Tuesday, November 19, 2013

Journey With JackRabbit

                        

   The way jackrabbit is supposed to work most of the time with versioning capabilities is as follows
    1.    A repository say "MyRepository".
    2.  Populate the repository with our data with proper tree structure by creating nodes and child    nodes.
    3.    To work with versioning , we might want to create a workspace and copy the nodes from          repository to the workspace
    4.    Work on the nodes in workspace and save them.
    5.    Once work is complete, merge the changed nodes with repository
   
   
   Data in the repository and workspaces can be persisted in following stores
    1.    Local DerbyDB
    2.    MSSQL
    3.    Oracle DB
    4.    PostgreSQL
    5.    MySQL
   
   
   Seems pretty straight forward. But the problem arises when the size of repository increases. Creating workspaces for a repository will remain a costly affair as nodes are copied. There are API in jackrabbit which allows to create a blank workspace and then selectively copy the desired node subtree.
   This might suffice and resolve most of the size and time needed to create a new workspace to work upon.
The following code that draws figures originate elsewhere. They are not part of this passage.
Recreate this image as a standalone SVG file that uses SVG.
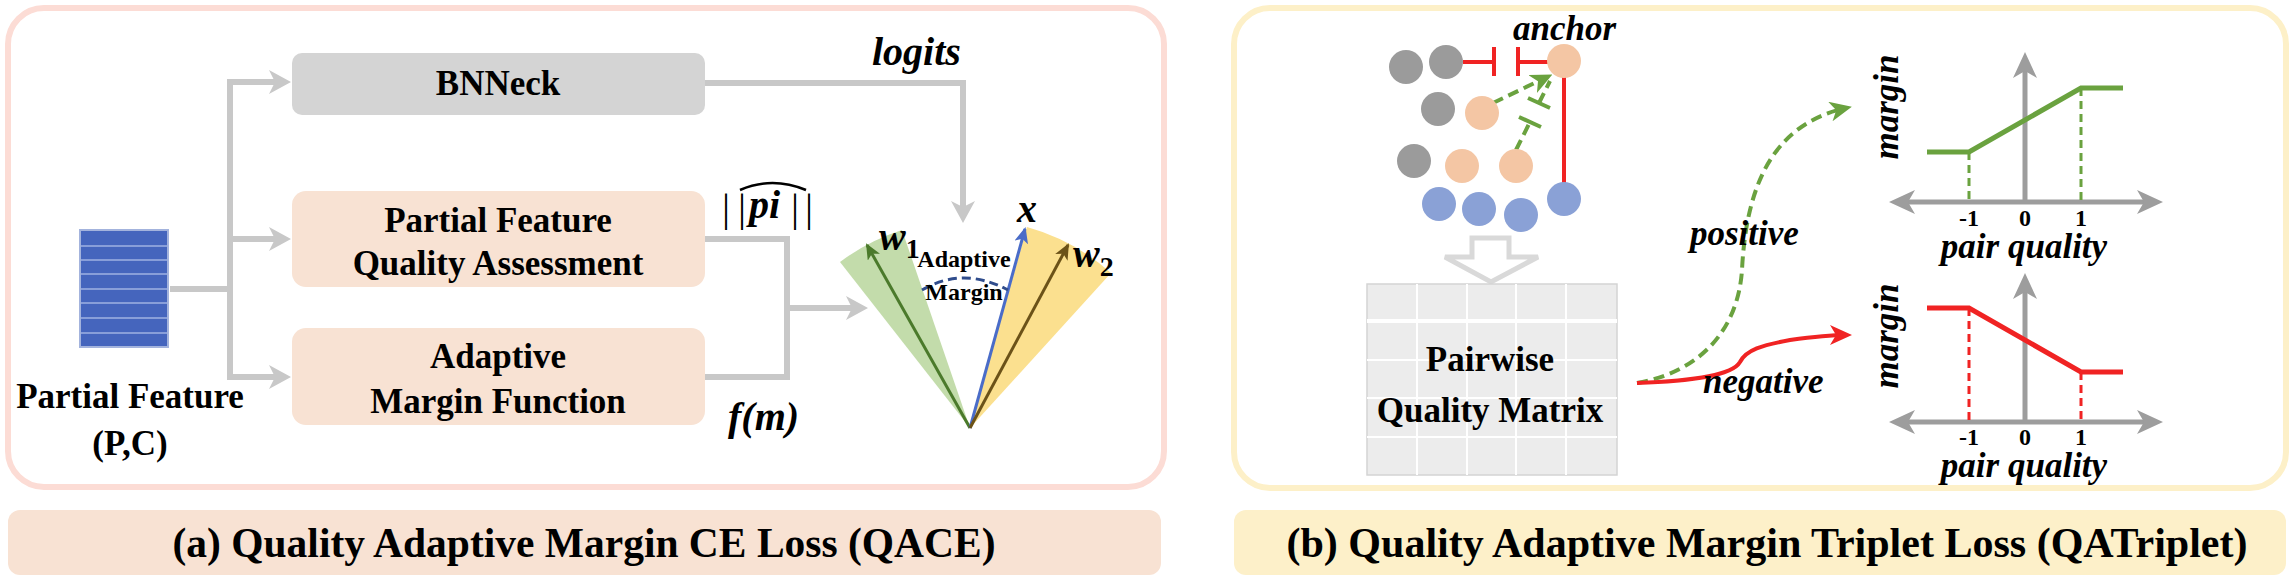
<svg xmlns="http://www.w3.org/2000/svg" width="2296" height="579" viewBox="0 0 2296 579">
<defs>
<style>
text{font-family:"Liberation Serif","Times New Roman",serif;font-weight:bold;fill:#000}
.it{font-style:italic}
.s35{font-size:35px}
.s40{font-size:40px}
.s24{font-size:24px}
.mid{text-anchor:middle}
.conn{fill:none;stroke:#c8c8c8;stroke-width:6}
.axis{fill:none;stroke:#9d9d9d;stroke-width:5}
.gdash{fill:none;stroke:#6aa23f;stroke-width:3;stroke-dasharray:8 5}
.rdash{fill:none;stroke:#f02323;stroke-width:3;stroke-dasharray:8 5}
.grey{fill:#9b9b9b}
.peach{fill:#f4c6a4}
.blue{fill:#8aa1d6}
.red{fill:none;stroke:#f02323;stroke-width:4}
.green{fill:none;stroke:#6aa23f;stroke-width:4;stroke-dasharray:11 6}
.cap{font-size:43px;text-anchor:middle}
</style>
<marker id="ag" viewBox="0 0 22 24" refX="14" refY="12" markerWidth="22" markerHeight="24" markerUnits="userSpaceOnUse" orient="auto"><path d="M0,0 L22,12 L0,24 L6,12 Z" fill="#c8c8c8"/></marker>
<marker id="ax" viewBox="0 0 26 24" refX="18" refY="12" markerWidth="26" markerHeight="24" markerUnits="userSpaceOnUse" orient="auto-start-reverse"><path d="M0,0 L26,12 L0,24 L7,12 Z" fill="#9d9d9d"/></marker>
<marker id="mw1" viewBox="0 0 16 14" refX="14" refY="7" markerWidth="16" markerHeight="14" markerUnits="userSpaceOnUse" orient="auto"><path d="M0,0 L16,7 L0,14 L4,7 Z" fill="#4b7a2b"/></marker>
<marker id="mx" viewBox="0 0 16 14" refX="14" refY="7" markerWidth="16" markerHeight="14" markerUnits="userSpaceOnUse" orient="auto"><path d="M0,0 L16,7 L0,14 L4,7 Z" fill="#4a6cc8"/></marker>
<marker id="mw2" viewBox="0 0 16 14" refX="14" refY="7" markerWidth="16" markerHeight="14" markerUnits="userSpaceOnUse" orient="auto"><path d="M0,0 L16,7 L0,14 L4,7 Z" fill="#6b5218"/></marker>
<marker id="mg" viewBox="0 0 22 20" refX="16" refY="10" markerWidth="22" markerHeight="20" markerUnits="userSpaceOnUse" orient="auto"><path d="M0,0 L22,10 L0,20 L6,10 Z" fill="#6aa23f"/></marker>
<marker id="mr" viewBox="0 0 22 20" refX="16" refY="10" markerWidth="22" markerHeight="20" markerUnits="userSpaceOnUse" orient="auto"><path d="M0,0 L22,10 L0,20 L6,10 Z" fill="#f02323"/></marker>
</defs>

<!-- panels -->
<g id="panel-a">
<rect x="8" y="8" width="1156" height="479" rx="36" fill="#fff" stroke="#fcdcd5" stroke-width="6"/>
</g>
<g id="panel-b">
<rect x="1234" y="8" width="1052" height="480" rx="36" fill="#fff" stroke="#fdf0c8" stroke-width="6"/>
</g>

<!-- connectors -->
<g id="connectors">
<path class="conn" d="M170,289 H230"/>
<path class="conn" d="M283,82 H230 V377 H283" marker-end="url(#ag)"/>
<path class="conn" d="M230,82 H283" marker-end="url(#ag)"/>
<path class="conn" d="M230,239 H283" marker-end="url(#ag)"/>
<path class="conn" d="M705,83 H963 V215" marker-end="url(#ag)"/>
<path class="conn" d="M705,239 H787 V377 H705"/>
<path class="conn" d="M787,308 H860" marker-end="url(#ag)"/>
<path class="green" d="M1637,383 C1700,372 1738,330 1742,270 C1746,190 1770,125 1846,108" marker-end="url(#mg)"/>
<path class="red" d="M1637,383 C1690,381 1732,376 1740,362 C1746,350 1762,345 1790,340 C1812,337 1830,335 1846,335" marker-end="url(#mr)"/>
</g>

<!-- Partial feature block -->
<g id="partial-feature">
<rect x="80" y="230" width="88" height="117" fill="#4565bd" stroke="#a3b3dd" stroke-width="2"/>
<path d="M81,246 H167 M81,260 H167 M81,274 H167 M81,289 H167 M81,303 H167 M81,318 H167 M81,333 H167" stroke="#9fb1e2" stroke-width="1.5"/>
<text class="s35 mid" x="130" y="408">Partial Feature</text>
<text class="s35 mid" x="130" y="455">(P,C)</text>
</g>

<g id="bnneck">
<rect x="292" y="53" width="413" height="62" rx="10" fill="#d4d4d4"/>
<text class="s35 mid" x="498" y="95">BNNeck</text>
</g>
<g id="pfqa">
<rect x="292" y="191" width="413" height="96" rx="14" fill="#f8e2d3"/>
<text class="s35 mid" x="498" y="232">Partial Feature</text>
<text class="s35 mid" x="498" y="275">Quality Assessment</text>
</g>
<g id="amf">
<rect x="292" y="328" width="413" height="97" rx="14" fill="#f8e2d3"/>
<text class="s35 mid" x="498" y="368">Adaptive</text>
<text class="s35 mid" x="498" y="413">Margin Function</text>
</g>

<g id="labels-a">
<text class="s40 it" x="872" y="65">logits</text>
<text class="s40" y="221"><tspan x="722" font-weight="normal">|</tspan><tspan x="738" font-weight="normal">|</tspan><tspan x="749" class="it" y="218">pi</tspan><tspan x="791" y="221" font-weight="normal">|</tspan><tspan x="805" font-weight="normal">|</tspan></text>
<path d="M740,190 Q772,176 806,190" fill="none" stroke="#000" stroke-width="2.5"/>
<text class="s40 it" x="728" y="430">f(m)</text>
</g>

<!-- angular fan -->
<g id="fan">
<path d="M970,428 L840,262 A210,210 0 0,1 902,230 Z" fill="#c3dcab"/>
<path d="M970,428 L1027,227 A210,210 0 0,1 1111,273 Z" fill="#fbe08f"/>
<path d="M970,428 L867,245" stroke="#4b7a2b" stroke-width="3" marker-end="url(#mw1)"/>
<path d="M970,428 L1025,229" stroke="#4a6cc8" stroke-width="3" marker-end="url(#mx)"/>
<path d="M970,428 L1068,245" stroke="#6b5218" stroke-width="3" marker-end="url(#mw2)"/>
<path d="M922,290 Q963,266 1008,290" fill="none" stroke="#2f4c8c" stroke-width="3" stroke-dasharray="9 5"/>
<text class="s40 it" x="879" y="250">w<tspan font-size="28" font-style="normal" dy="8">1</tspan></text>
<text class="s40 it" x="1017" y="222">x</text>
<text class="s40 it" x="1073" y="267">w<tspan font-size="28" font-style="normal" dy="9">2</tspan></text>
<text class="s24 mid" x="964" y="267">Adaptive</text>
<text class="s24 mid" x="964" y="300">Margin</text>
</g>

<!-- triplet samples -->
<g id="samples">
<path class="red" d="M1463,62 H1494 M1494,47 V76 M1518,47 V76 M1518,62 H1548 M1564,77 V184"/>
<path class="green" d="M1493,103 L1547,77" marker-end="url(#mg)"/>
<path class="green" d="M1516,150 L1530,122"/>
<path d="M1519,117 L1541,127 M1528,98 L1550,108" stroke="#6aa23f" stroke-width="4"/>
<path class="green" d="M1539,103 L1550,81"/>
<circle class="grey" cx="1406" cy="67" r="17"/>
<circle class="grey" cx="1446" cy="62" r="17"/>
<circle class="grey" cx="1438" cy="109" r="17"/>
<circle class="grey" cx="1414" cy="161" r="17"/>
<circle class="peach" cx="1564" cy="61" r="17"/>
<circle class="peach" cx="1482" cy="113" r="17"/>
<circle class="peach" cx="1462" cy="166" r="17"/>
<circle class="peach" cx="1516" cy="166" r="17"/>
<circle class="blue" cx="1439" cy="204" r="17"/>
<circle class="blue" cx="1479" cy="209" r="17"/>
<circle class="blue" cx="1521" cy="215" r="17"/>
<circle class="blue" cx="1564" cy="199" r="17"/>
<text class="s35 it" x="1513" y="40">anchor</text>
<path d="M1472,238 H1509 V257 H1538 L1491,282 L1445,257 H1472 Z" fill="#fff" stroke="#d9d9d9" stroke-width="5"/>
</g>

<g id="matrix">
<rect x="1367" y="284" width="250" height="191" fill="#ececec" stroke="#d4d4d4" stroke-width="1.5"/>
<path d="M1417,284 V475 M1467,284 V475 M1516,284 V475 M1566,284 V475 M1367,360 H1617 M1367,398 H1617 M1367,437 H1617" stroke="#fff" stroke-width="2"/>
<path d="M1367,321 H1617" stroke="#fff" stroke-width="4"/>
<text class="s35 mid" x="1490" y="371">Pairwise</text>
<text class="s35 mid" x="1490" y="422">Quality Matrix</text>
</g>

<g id="curve-labels">
<text class="s35 it" x="1690" y="245">positive</text>
<text class="s35 it" x="1703" y="393">negative</text>
</g>

<!-- positive margin graph -->
<g id="graph-positive">
<path class="axis" d="M1897,202 H2155" marker-start="url(#ax)" marker-end="url(#ax)"/>
<path class="axis" d="M2025,202 V60" marker-end="url(#ax)"/>
<path class="gdash" d="M1969,152 V200 M2081,88 V200"/>
<path d="M1927,152 H1969 L2081,88 H2123" fill="none" stroke="#6aa23f" stroke-width="5"/>
<text class="s24 mid" x="1969" y="226">-1</text>
<text class="s24 mid" x="2025" y="226">0</text>
<text class="s24 mid" x="2081" y="226">1</text>
<text class="s35 it mid" x="2024" y="258">pair quality</text>
<text class="s35 it mid" transform="translate(1898,107) rotate(-90)">margin</text>
</g>

<!-- negative margin graph -->
<g id="graph-negative">
<path class="axis" d="M1897,422 H2155" marker-start="url(#ax)" marker-end="url(#ax)"/>
<path class="axis" d="M2025,422 V281" marker-end="url(#ax)"/>
<path class="rdash" d="M1969,308 V420 M2081,372 V420"/>
<path d="M1927,308 H1969 L2081,372 H2123" fill="none" stroke="#f02323" stroke-width="5"/>
<text class="s24 mid" x="1969" y="445">-1</text>
<text class="s24 mid" x="2025" y="445">0</text>
<text class="s24 mid" x="2081" y="445">1</text>
<text class="s35 it mid" x="2024" y="477">pair quality</text>
<text class="s35 it mid" transform="translate(1898,336) rotate(-90)">margin</text>
</g>

<!-- captions -->
<g id="caption-a">
<rect x="8" y="510" width="1153" height="65" rx="12" fill="#f8e2d3"/>
<text class="cap" x="584" y="557" textLength="823" lengthAdjust="spacingAndGlyphs">(a) Quality Adaptive Margin CE Loss (QACE)</text>
</g>
<g id="caption-b">
<rect x="1234" y="510" width="1052" height="65" rx="12" fill="#fdf0c9"/>
<text class="cap" x="1767" y="557" textLength="961" lengthAdjust="spacingAndGlyphs">(b) Quality Adaptive Margin Triplet Loss (QATriplet)</text>
</g>
</svg>
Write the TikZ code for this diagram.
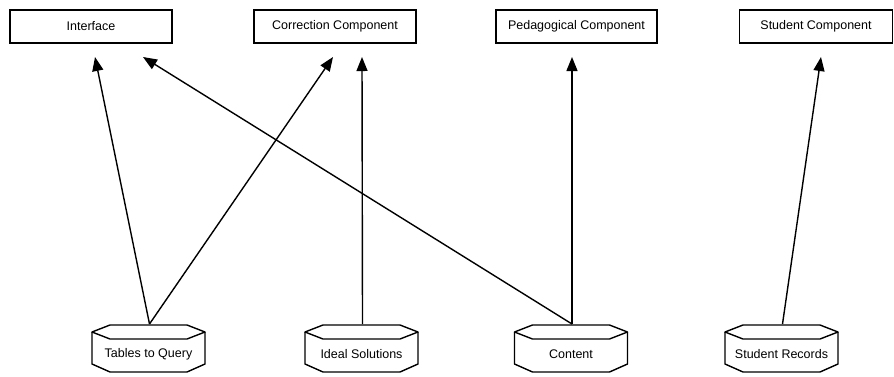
\documentclass[tikz,border=0pt]{standalone}
\usepackage{fontspec}
\setmainfont{Liberation Sans}
\usetikzlibrary{arrows.meta,calc}
\begin{document}
\begin{tikzpicture}[x=1pt,y=-1pt,
  comp/.style={draw,line width=1.4pt,rectangle,minimum height=33pt,inner sep=0pt,font=\fontsize{12.5}{14}\selectfont},
  store/.style={inner sep=0pt,font=\fontsize{12.5}{14}\selectfont},
  drum/.style={line width=1.4pt,line join=round},
  flow/.style={line width=1.4pt,-{Triangle[length=14pt,width=11pt]}}]
\useasboundingbox (0,0) rectangle (894,376);
\fill[white] (0,0) rectangle (894,376);
% components
\node[comp,minimum width=162pt] (intf) at (91,26.5) {Interface};
\node[comp,minimum width=162pt] (corr) at (335,26.5) {Correction Component};
\node[comp,minimum width=161pt] (peda) at (576.5,26.5) {Pedagogical Component};
\node[comp,minimum width=153pt] (stud) at (816,26.5) {Student Component};
% data stores
\foreach \nm/\cx/\txt in {tq/148.5/Tables to Query, is/361.5/Ideal Solutions, ct/571/Content, sr/781.5/Student Records}{
  \pgfmathsetmacro\L{\cx-56.5}
  \pgfmathsetmacro\R{\cx+56.5}
  \pgfmathsetmacro\La{\cx-38.5}
  \pgfmathsetmacro\Ra{\cx+38.5}
  \draw[drum] (\L,332) -- (\La,325) -- (\Ra,325) -- (\R,332) -- (\Ra,339) -- (\La,339) -- cycle;
  \draw[drum] (\L,332) -- (\L,364) -- (\La,372) -- (\Ra,372) -- (\R,364) -- (\R,332);
  \node[store] (\nm) at (\cx,354) {\txt};
  \coordinate (\nm top) at (\cx+1,324);
}
% arrow tips
\coordinate (intfA) at (95,57);
\coordinate (intfB) at (143,57);
\coordinate (corrA) at (333,57);
\coordinate (corrB) at (362,57);
\coordinate (pedaA) at (572,57);
\coordinate (studA) at (821,57);
% connectors
\draw[flow] (tqtop) -- (intfA);
\draw[flow] (tqtop) -- (corrA);
\draw[flow] (cttop) -- (intfB);
\draw[flow] (istop) -- (corrB);
\draw[flow] (cttop) -- (pedaA);
\draw[flow] (srtop) -- (studA);
\end{tikzpicture}
\end{document}
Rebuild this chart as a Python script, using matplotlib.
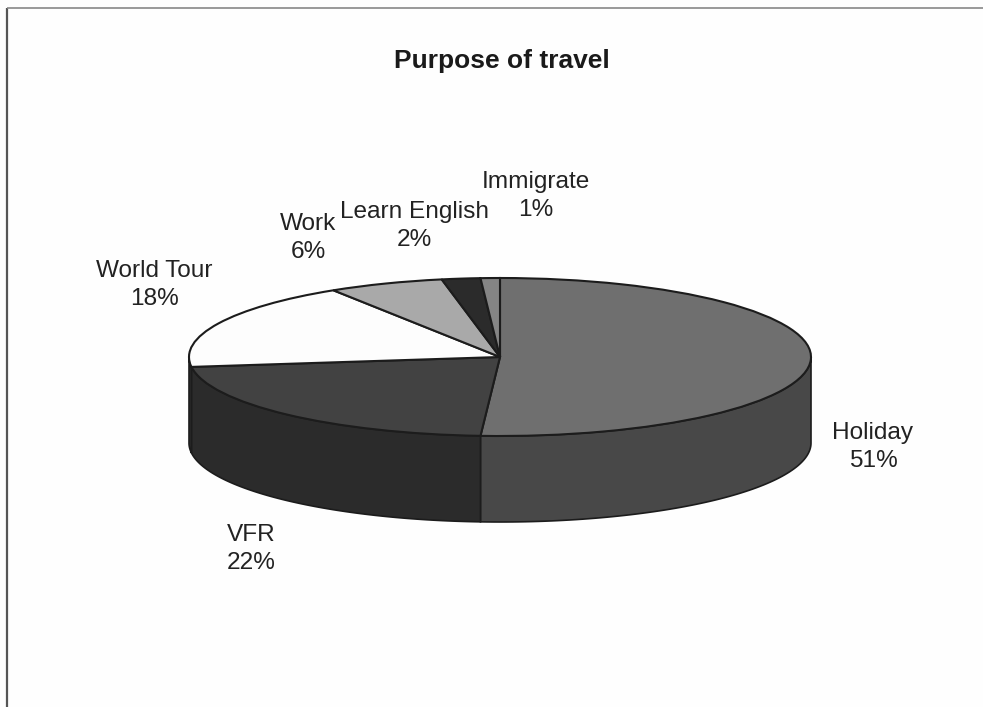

But in some scenarios , we might need to copy the whole workspace because of dependency and the way application using the jackrabbit is designed.
  
   In such scenarios where selective copying seems not a appropriate solution one will have to think on how would we make the IOs fast.
   For such requirement  , use of NoSQL DB which stores and distributes data horizontally effectively increasing the overall IOs.
   Couple of such persistence managers are being thought of and are available in very native format.
   The underlying technology for persistence of jackrabbit data can be
    1.     OrientDB , a NoSQL graph and document driven database
    2.    MongoDB , a NoSQL document driven database
   
    Persistence Manager for OrientDB can be found at  https://github.com/eiswind/jackrabbit-orient . It stores the information in human readable format
   
    Persistence Manager for MongoDB can be found at http://svn.apache.org/repos/asf/jackrabbit/sandbox/jackrabbit-mongo-persistence/src/main/java/org/apache/jackrabbit/core/persistence/mongo . It serializes the information and stores in MongoDB
   
    On comparing the performance of LocalDerbyDB , PostgreSQL , OrientDB and MongoDB , it was observed that
    For creating the workspace for a repository with 3000 nodes on standard laptop
        LocalDerbyDB      : ~70000 ms   (PM and DS on derby DB)
        PostgreSQLDB     : ~60000 ms   (PM and DS on PostgreSQL)
        OrientDB              : ~55000 ms   (PM on orientDB and DS on PostgreSQL )
        MongoDB             : ~45000 ms   (PM and DS on MongoDB)
       
       
    So although MongoDB had overheads of serializing/deserializing, it performed best among the all the technology. There are performance improvement scope in OrientDB as well as MongoDB.
   
    Also MongoDB supports sharding and data can be distributed across horizontal node and retrival can be very fast using map-reduce algorithm.
    Only caveat about MongoDB , its GPL license.
  

Friday, October 11, 2013

Unlimited Possibilities with RaspberryPI

Everyone would want to have smart devices around. Smart devices are now capable of taking decisions reading internet information, reading information from most of the digital devices around and controlling them remotely over "Internet".  Many micro controllers and dedicated hardware devices are in use for doing the same. But wouldn't it be nice if we have a computer  with java installed instead of micro controllers. Micro controller   programming is "pain" (for me at least).
       Now enters RaspberryPI(http://www.raspberrypi.org/) . A very small computer. Running Linux from SD card. Bare minimum interfaces like LAN connection, USB connection and HDMI output. Decent hardware with ARM chip , 512 MB RAM and SD card slot.Powers using a USB port. Supports Oracle Java 7. Supports Python. A very good tutorial site (http://learn.adafruit.com/category/raspberry-pi) with lots of example including programming with Motion Sensor, Motors , LEDs and Relays. Best part is , its only of size of a credit card.
       Use case include Home Automation (https://code.google.com/p/openhab/) , teaching in developing countries schools  (due to low cost : $25-$35), helping people with disability , making a RaspberryPI cluster , robotics , unmanned vehicles  and making GPS sensors for pets. Endless possibilities.
      Cheap devices and pretty decent computing power (infact more power then of a desktop computer which i bought in year 2000) with portability makes it a very smart device which can be easily programmed, store data , transmit data over internet and read data from internet makes it a wonderful device capable of automating everything.  Possibilities are endless!!